** BEGIN **

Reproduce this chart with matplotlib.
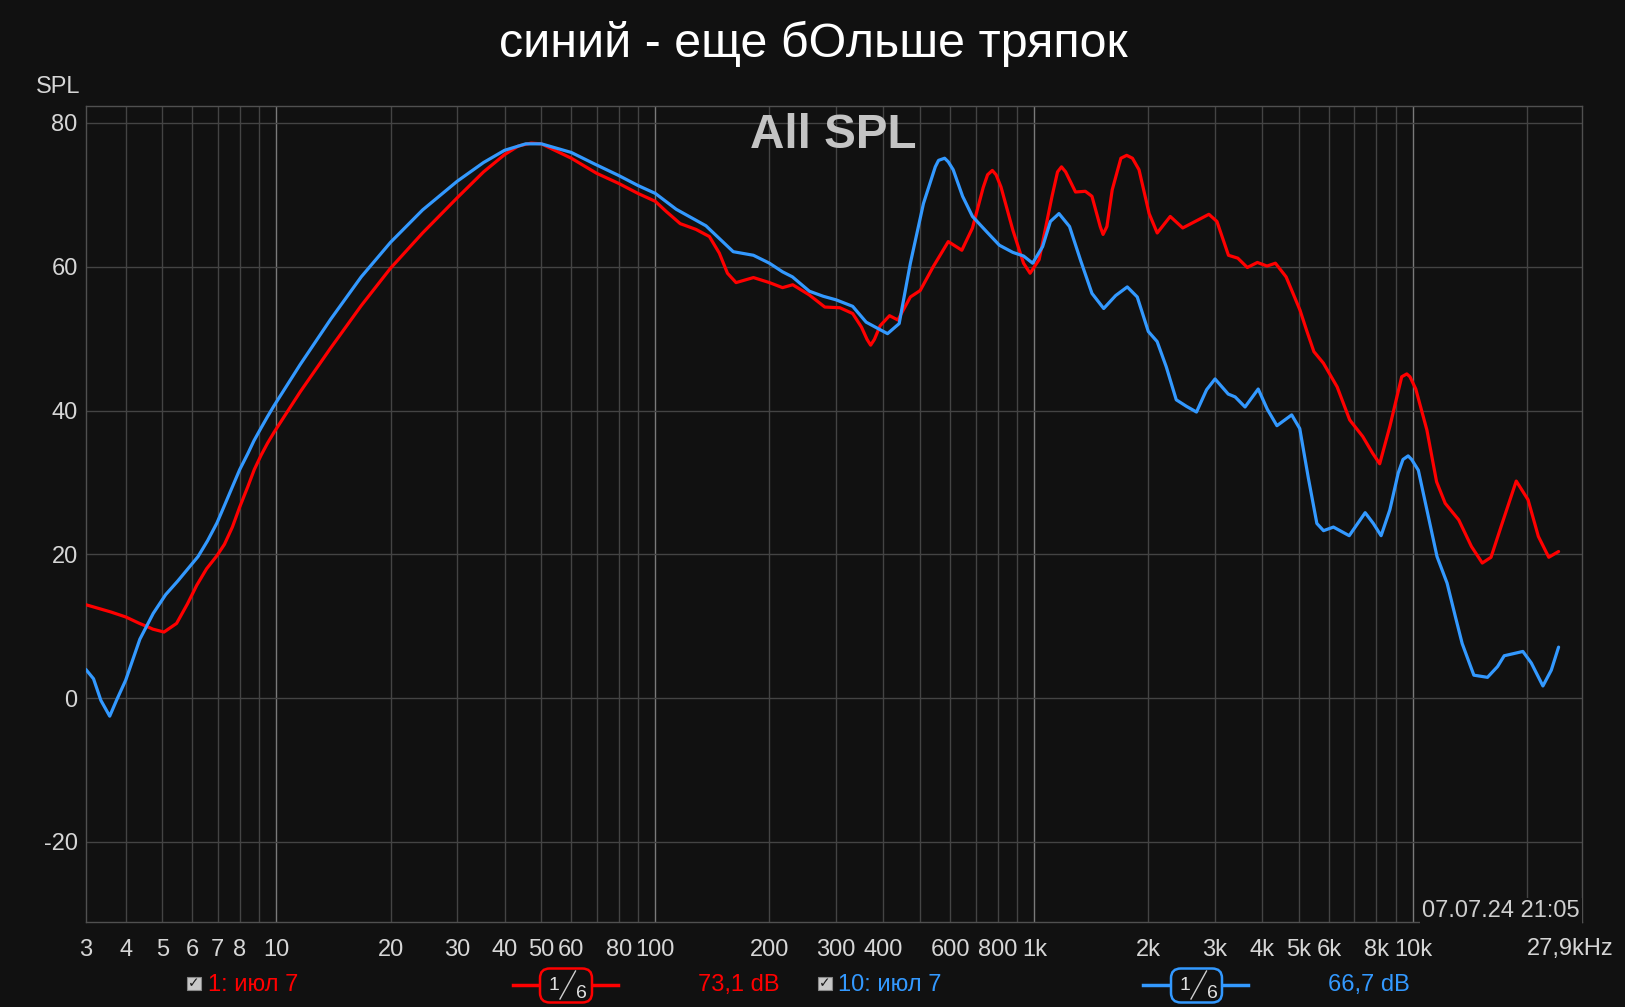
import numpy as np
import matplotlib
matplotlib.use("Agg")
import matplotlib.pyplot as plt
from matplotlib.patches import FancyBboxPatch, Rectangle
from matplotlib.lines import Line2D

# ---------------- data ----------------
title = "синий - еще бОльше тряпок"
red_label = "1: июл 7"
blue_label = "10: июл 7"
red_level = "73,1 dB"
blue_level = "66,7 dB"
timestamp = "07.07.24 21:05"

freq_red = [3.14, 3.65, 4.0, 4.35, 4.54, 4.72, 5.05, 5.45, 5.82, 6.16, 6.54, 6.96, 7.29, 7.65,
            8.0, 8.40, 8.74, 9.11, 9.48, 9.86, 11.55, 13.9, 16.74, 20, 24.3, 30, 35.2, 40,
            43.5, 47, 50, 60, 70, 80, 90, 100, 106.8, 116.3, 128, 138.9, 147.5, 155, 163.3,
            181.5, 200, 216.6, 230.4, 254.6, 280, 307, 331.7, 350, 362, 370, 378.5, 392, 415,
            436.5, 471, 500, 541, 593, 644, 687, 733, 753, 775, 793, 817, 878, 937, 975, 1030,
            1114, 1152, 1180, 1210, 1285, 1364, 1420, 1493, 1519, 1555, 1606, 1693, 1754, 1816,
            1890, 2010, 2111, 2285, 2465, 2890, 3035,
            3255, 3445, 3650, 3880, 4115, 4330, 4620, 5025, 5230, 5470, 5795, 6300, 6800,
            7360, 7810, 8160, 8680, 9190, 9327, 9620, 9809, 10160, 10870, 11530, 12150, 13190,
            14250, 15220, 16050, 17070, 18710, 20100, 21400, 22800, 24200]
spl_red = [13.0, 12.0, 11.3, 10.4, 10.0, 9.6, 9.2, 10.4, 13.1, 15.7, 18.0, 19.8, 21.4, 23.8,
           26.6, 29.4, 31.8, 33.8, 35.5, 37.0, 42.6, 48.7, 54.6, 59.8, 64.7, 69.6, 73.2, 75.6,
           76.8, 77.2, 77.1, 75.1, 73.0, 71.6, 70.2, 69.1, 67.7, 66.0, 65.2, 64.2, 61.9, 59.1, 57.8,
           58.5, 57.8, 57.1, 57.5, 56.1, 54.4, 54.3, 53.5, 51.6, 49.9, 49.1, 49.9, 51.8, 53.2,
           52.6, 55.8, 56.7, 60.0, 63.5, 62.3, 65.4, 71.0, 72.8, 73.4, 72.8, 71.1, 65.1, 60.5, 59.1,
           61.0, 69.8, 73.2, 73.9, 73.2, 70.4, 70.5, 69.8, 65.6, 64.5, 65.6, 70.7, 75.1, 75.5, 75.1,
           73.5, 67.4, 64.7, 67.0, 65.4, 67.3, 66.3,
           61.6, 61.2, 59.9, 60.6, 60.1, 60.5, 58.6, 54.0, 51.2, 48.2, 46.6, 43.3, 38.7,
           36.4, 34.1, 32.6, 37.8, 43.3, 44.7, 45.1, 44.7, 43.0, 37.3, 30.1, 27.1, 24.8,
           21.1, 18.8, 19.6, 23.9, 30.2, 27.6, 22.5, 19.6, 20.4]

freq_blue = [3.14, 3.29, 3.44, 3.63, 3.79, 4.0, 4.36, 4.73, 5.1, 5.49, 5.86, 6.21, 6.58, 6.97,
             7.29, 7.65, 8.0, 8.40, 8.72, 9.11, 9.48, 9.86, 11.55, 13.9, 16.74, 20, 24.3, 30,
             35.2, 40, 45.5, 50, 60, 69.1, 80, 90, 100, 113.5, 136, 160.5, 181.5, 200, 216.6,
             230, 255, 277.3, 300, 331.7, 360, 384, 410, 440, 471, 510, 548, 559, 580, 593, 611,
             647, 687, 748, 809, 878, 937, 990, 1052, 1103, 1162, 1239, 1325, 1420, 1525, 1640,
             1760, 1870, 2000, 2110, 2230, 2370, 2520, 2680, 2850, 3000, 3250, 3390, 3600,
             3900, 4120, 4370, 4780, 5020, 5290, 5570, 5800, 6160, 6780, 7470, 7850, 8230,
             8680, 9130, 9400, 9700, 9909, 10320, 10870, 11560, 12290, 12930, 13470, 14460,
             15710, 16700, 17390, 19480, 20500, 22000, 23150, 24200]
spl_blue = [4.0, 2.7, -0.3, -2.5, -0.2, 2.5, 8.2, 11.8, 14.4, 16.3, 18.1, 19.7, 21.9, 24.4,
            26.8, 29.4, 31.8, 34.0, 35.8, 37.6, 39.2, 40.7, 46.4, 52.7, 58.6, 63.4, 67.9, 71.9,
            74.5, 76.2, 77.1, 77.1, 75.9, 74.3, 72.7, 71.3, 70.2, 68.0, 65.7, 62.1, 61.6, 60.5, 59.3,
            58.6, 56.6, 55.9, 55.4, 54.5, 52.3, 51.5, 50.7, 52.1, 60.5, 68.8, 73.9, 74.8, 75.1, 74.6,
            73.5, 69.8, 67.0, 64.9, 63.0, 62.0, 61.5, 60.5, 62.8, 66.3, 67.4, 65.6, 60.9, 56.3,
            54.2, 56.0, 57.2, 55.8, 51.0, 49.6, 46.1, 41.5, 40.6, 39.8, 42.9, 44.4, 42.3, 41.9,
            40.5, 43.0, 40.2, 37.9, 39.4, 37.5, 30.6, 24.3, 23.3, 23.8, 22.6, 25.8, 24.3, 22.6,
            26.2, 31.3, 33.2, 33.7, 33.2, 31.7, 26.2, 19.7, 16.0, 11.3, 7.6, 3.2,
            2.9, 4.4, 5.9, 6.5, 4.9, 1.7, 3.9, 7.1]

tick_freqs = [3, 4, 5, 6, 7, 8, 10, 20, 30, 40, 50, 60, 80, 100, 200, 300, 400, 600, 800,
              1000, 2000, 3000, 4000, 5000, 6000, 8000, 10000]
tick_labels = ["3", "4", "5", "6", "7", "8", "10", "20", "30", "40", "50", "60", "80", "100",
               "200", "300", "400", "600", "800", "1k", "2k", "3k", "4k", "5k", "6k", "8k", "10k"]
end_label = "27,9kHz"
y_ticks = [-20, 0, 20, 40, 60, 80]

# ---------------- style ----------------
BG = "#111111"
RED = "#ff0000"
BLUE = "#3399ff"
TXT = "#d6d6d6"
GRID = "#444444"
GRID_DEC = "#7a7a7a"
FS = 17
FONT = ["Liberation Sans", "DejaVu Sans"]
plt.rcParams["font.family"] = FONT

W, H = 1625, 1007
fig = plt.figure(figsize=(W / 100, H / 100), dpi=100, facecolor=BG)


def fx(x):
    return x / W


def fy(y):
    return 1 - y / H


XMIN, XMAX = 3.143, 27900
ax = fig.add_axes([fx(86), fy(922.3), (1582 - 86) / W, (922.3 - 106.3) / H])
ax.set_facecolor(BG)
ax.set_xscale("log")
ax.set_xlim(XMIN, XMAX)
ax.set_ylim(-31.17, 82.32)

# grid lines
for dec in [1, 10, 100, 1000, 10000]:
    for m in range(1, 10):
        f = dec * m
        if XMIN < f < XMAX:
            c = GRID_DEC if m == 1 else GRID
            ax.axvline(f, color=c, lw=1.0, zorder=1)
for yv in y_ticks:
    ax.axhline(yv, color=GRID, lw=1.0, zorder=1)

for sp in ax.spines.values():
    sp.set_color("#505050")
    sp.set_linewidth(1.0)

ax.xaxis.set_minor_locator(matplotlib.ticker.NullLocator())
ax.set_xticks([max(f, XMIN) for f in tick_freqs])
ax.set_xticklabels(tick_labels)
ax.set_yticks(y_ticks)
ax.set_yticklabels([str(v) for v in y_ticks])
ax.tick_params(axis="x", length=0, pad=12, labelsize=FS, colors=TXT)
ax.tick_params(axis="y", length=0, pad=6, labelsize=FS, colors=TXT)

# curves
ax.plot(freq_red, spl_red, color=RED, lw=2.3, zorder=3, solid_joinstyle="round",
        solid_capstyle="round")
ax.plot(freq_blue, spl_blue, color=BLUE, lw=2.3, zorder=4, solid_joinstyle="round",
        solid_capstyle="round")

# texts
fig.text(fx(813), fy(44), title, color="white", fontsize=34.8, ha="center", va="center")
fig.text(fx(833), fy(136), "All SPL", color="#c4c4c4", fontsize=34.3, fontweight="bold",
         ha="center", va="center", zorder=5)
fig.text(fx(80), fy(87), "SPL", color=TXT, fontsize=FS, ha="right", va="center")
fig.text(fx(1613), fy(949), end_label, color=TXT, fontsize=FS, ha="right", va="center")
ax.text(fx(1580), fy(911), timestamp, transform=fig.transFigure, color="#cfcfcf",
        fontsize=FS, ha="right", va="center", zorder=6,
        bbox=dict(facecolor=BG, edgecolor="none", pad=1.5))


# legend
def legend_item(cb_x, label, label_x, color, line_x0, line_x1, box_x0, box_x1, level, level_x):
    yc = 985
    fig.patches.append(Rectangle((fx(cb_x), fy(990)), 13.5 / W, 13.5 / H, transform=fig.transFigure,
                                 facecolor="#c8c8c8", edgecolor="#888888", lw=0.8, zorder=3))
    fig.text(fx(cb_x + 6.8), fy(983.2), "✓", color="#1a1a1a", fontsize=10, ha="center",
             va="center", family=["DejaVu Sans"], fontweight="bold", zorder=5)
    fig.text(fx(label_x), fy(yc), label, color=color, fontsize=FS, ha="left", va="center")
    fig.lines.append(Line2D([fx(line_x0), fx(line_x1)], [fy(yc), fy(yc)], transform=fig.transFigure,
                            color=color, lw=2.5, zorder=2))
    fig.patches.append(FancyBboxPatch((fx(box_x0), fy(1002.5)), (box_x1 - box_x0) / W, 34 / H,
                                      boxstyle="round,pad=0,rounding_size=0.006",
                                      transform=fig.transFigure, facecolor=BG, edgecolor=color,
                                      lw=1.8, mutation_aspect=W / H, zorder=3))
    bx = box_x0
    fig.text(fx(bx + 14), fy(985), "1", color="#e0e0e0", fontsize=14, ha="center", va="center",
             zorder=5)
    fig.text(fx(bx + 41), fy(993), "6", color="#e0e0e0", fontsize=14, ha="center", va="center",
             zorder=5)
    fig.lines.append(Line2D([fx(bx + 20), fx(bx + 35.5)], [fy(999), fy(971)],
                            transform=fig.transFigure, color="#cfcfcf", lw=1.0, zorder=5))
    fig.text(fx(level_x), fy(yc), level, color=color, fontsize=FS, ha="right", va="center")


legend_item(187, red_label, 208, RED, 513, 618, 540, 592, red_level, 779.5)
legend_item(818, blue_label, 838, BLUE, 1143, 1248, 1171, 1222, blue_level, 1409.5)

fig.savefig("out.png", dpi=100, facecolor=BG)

** END **

> [What to do]: Take the material above from its first line through the line holding "from matplotlib.lines import Line2D" and set it down exactly, without the pictures.

> [Complete response]:
Reproduce this chart with matplotlib.
import numpy as np
import matplotlib
matplotlib.use("Agg")
import matplotlib.pyplot as plt
from matplotlib.patches import FancyBboxPatch, Rectangle
from matplotlib.lines import Line2D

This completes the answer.